But Judge Anne Kiernan was not convinced of her remorse.
"I must view that [with] a certain amount of cynicism but if it is true, time will tell. This might be the last time you appear in court for fraudulent offending but given your history I have to say that would be a huge change in behaviour," she said.
Cash's lawyer Laurence Herbke argued for a sentence of home detention to be served in Manurewa should be imposed but the judge disagreed.
"You're a long-term fraudster. Prison is the only appropriate sentence today," she said.
In September, Cash approached a software business owner through a website, claiming to be a potential investor called Beverley Meeks.
When she sat down with the businessman, she posed as a different person under another fake name and offered to inject $1.8m into the company.
The only catch was she needed $11,500 for overseas funds to be released.
Cash convinced the man by showing him an ANZ trust account statement showing a balance of $6m.
But it had been doctored.
"Some of her scams were so sophisticated, because of her personality, you just felt like you could trust her. I was completely fooled," the man said.
In a similar ruse she was able to nab $1500 from another man but the final case for which she was sentenced was much more personal.
Cash moved into a Red Beach home as a tenant with a woman and her family.
Hearing the woman was struggling financially, the defendant offered to buy her a cafe.
She offered the owners of the Pine Cafe in Orewa $3m for the business, providing documents from the Australian Attorney General and Minister of Justice to give her bid legitimacy.
But at the last minute Cash pulled the plug on the deal, moving on to look at bed and breakfasts in the Gold Coast.
"At no time did you intend purchasing any property, nor did you have any available funds to do so," Judge Kiernan said.
The victim wrote that she had her whole house packed up and was ready to move to Queensland to run the business before she found out it was entirely fabricated.
By that point Cash had got away with more than $5000.
Even in restorative justice conferences with two of the three victims, she vowed to repay them, telling one man she had a $2m divorce settlement waiting for her in Australia, of which he would get $250,000.

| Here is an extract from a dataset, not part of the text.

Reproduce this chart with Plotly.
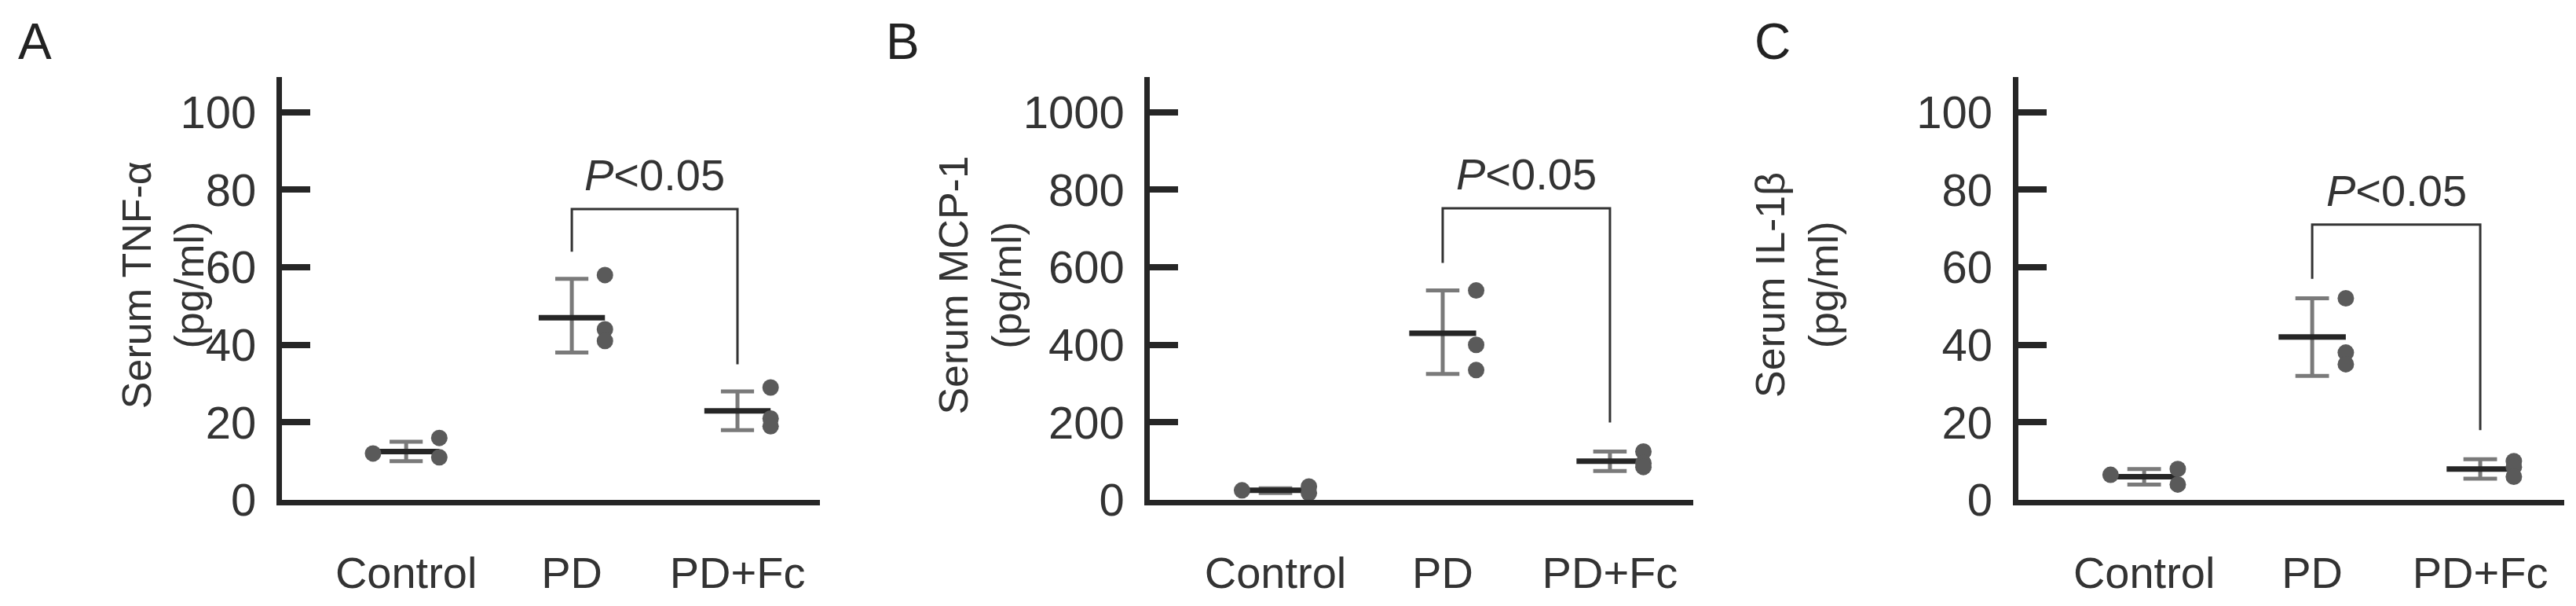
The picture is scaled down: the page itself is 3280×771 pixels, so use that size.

Crown prosecutor Jeff Simpson said Cash had misled the victims again but Judge Kiernan gave her some credit for making face-to-face apologies to them.
She acknowledged there was no way of discerning whether the remorse was genuine and said one of the victims had got it "spot on" in his statement.
"You have a chance now for your actions to speak louder than your words," he wrote.
"I hope those words ring in your ears in the months to come," the judge told her.
Because Cash still owed more than $8000 to previous victims, the judge said she could not order further reparation.